>> START

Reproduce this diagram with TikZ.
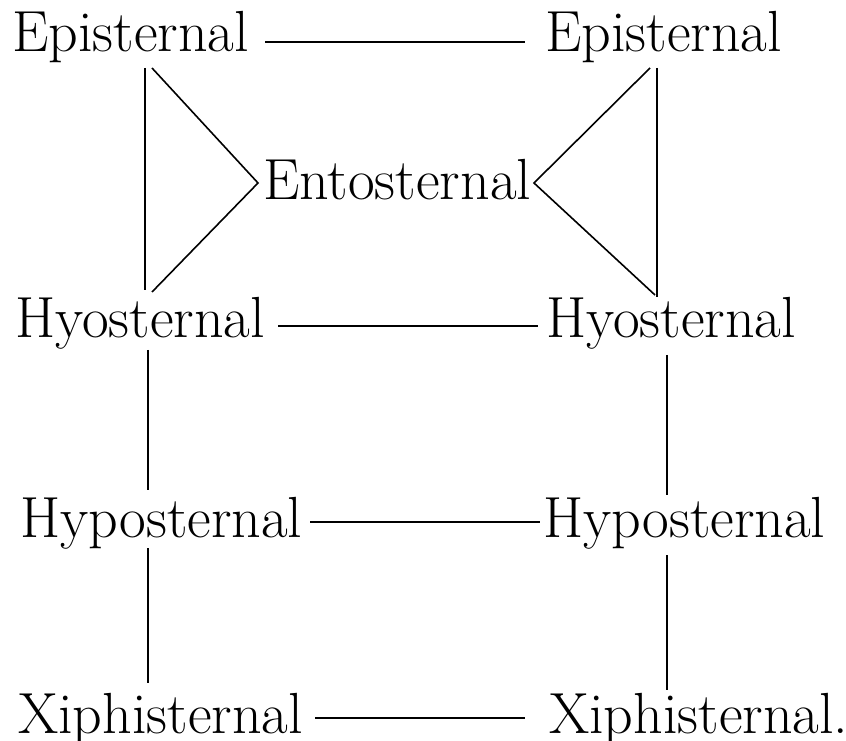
\documentclass[tikz,border=0pt]{standalone}
\usetikzlibrary{calc}
\begin{document}
\begin{tikzpicture}[x=1pt,y=1pt,
  lbl/.style={inner sep=0pt,anchor=base west,font=\fontsize{58}{66}\selectfont},
  link/.style={line width=1.6pt,black}]
\useasboundingbox (0,0) rectangle (846,740);
\node[lbl] (eL) at (12,688) {Episternal};
\node[lbl] (eR) at (545,688) {Episternal};
\node[lbl] (en) at (263,540) {Entosternal};
\node[lbl] (hL) at (15,402) {Hyosternal};
\node[lbl] (hR) at (546,402) {Hyosternal};
\node[lbl] (pL) at (20,203) {Hyposternal};
\node[lbl] (pR) at (543,203) {Hyposternal};
\node[lbl] (xL) at (18,7) {Xiphisternal};
\node[lbl] (xR) at (549,7) {Xiphisternal.};
% horizontals
\draw[link] ($(eL.base west)+(253,10)$) -- ($(eR.base west)+(-20,10)$);
\draw[link] ($(hL.base west)+(263,12)$) -- ($(hR.base west)+(-8,12)$);
\draw[link] ($(pL.base west)+(290,15)$) -- ($(pR.base west)+(-3,15)$);
\draw[link] ($(xL.base west)+(297,15)$) -- ($(xR.base west)+(-24,15)$);
% entosternal triangles
\draw[link] ($(eL.base west)+(140,-16)$) -- ($(en.base west)+(-5,17)$) -- ($(hL.base west)+(137,46)$);
\draw[link] ($(eR.base west)+(105,-16)$) -- ($(en.base west)+(271,17)$) -- ($(hR.base west)+(109,43)$);
% verticals
\draw[link] ($(eL.base west)+(133,-16)$) -- ($(hL.base west)+(130,48)$);
\draw[link] ($(eR.base west)+(112,-16)$) -- ($(hR.base west)+(111,41)$);
\draw[link] ($(hL.base west)+(133,-12)$) -- ($(pL.base west)+(128,47)$);
\draw[link] ($(hR.base west)+(121,-17)$) -- ($(pR.base west)+(124,42)$);
\draw[link] ($(pL.base west)+(128,-11)$) -- ($(xL.base west)+(130,50)$);
\draw[link] ($(pR.base west)+(124,-18)$) -- ($(xR.base west)+(118,43)$);
\end{tikzpicture}
\end{document}
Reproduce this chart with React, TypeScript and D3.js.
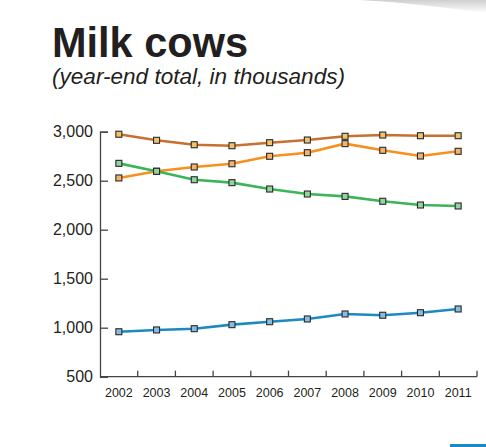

>> END

DIRECTIONS FOR THIS TASK: Reproduce each line exactly, please, except for any pictures.

WRITTEN SOLUTION:
Reproduce this diagram with TikZ.
\documentclass[tikz,border=0pt]{standalone}
\usetikzlibrary{calc}
\begin{document}
\begin{tikzpicture}[x=1pt,y=1pt,
  lbl/.style={inner sep=0pt,anchor=base west,font=\fontsize{58}{66}\selectfont},
  link/.style={line width=1.6pt,black}]
\useasboundingbox (0,0) rectangle (846,740);
\node[lbl] (eL) at (12,688) {Episternal};
\node[lbl] (eR) at (545,688) {Episternal};
\node[lbl] (en) at (263,540) {Entosternal};
\node[lbl] (hL) at (15,402) {Hyosternal};
\node[lbl] (hR) at (546,402) {Hyosternal};
\node[lbl] (pL) at (20,203) {Hyposternal};
\node[lbl] (pR) at (543,203) {Hyposternal};
\node[lbl] (xL) at (18,7) {Xiphisternal};
\node[lbl] (xR) at (549,7) {Xiphisternal.};
% horizontals
\draw[link] ($(eL.base west)+(253,10)$) -- ($(eR.base west)+(-20,10)$);
\draw[link] ($(hL.base west)+(263,12)$) -- ($(hR.base west)+(-8,12)$);
\draw[link] ($(pL.base west)+(290,15)$) -- ($(pR.base west)+(-3,15)$);
\draw[link] ($(xL.base west)+(297,15)$) -- ($(xR.base west)+(-24,15)$);
% entosternal triangles
\draw[link] ($(eL.base west)+(140,-16)$) -- ($(en.base west)+(-5,17)$) -- ($(hL.base west)+(137,46)$);
\draw[link] ($(eR.base west)+(105,-16)$) -- ($(en.base west)+(271,17)$) -- ($(hR.base west)+(109,43)$);
% verticals
\draw[link] ($(eL.base west)+(133,-16)$) -- ($(hL.base west)+(130,48)$);
\draw[link] ($(eR.base west)+(112,-16)$) -- ($(hR.base west)+(111,41)$);
\draw[link] ($(hL.base west)+(133,-12)$) -- ($(pL.base west)+(128,47)$);
\draw[link] ($(hR.base west)+(121,-17)$) -- ($(pR.base west)+(124,42)$);
\draw[link] ($(pL.base west)+(128,-11)$) -- ($(xL.base west)+(130,50)$);
\draw[link] ($(pR.base west)+(124,-18)$) -- ($(xR.base west)+(118,43)$);
\end{tikzpicture}
\end{document}
Reproduce this chart with React, TypeScript and D3.js.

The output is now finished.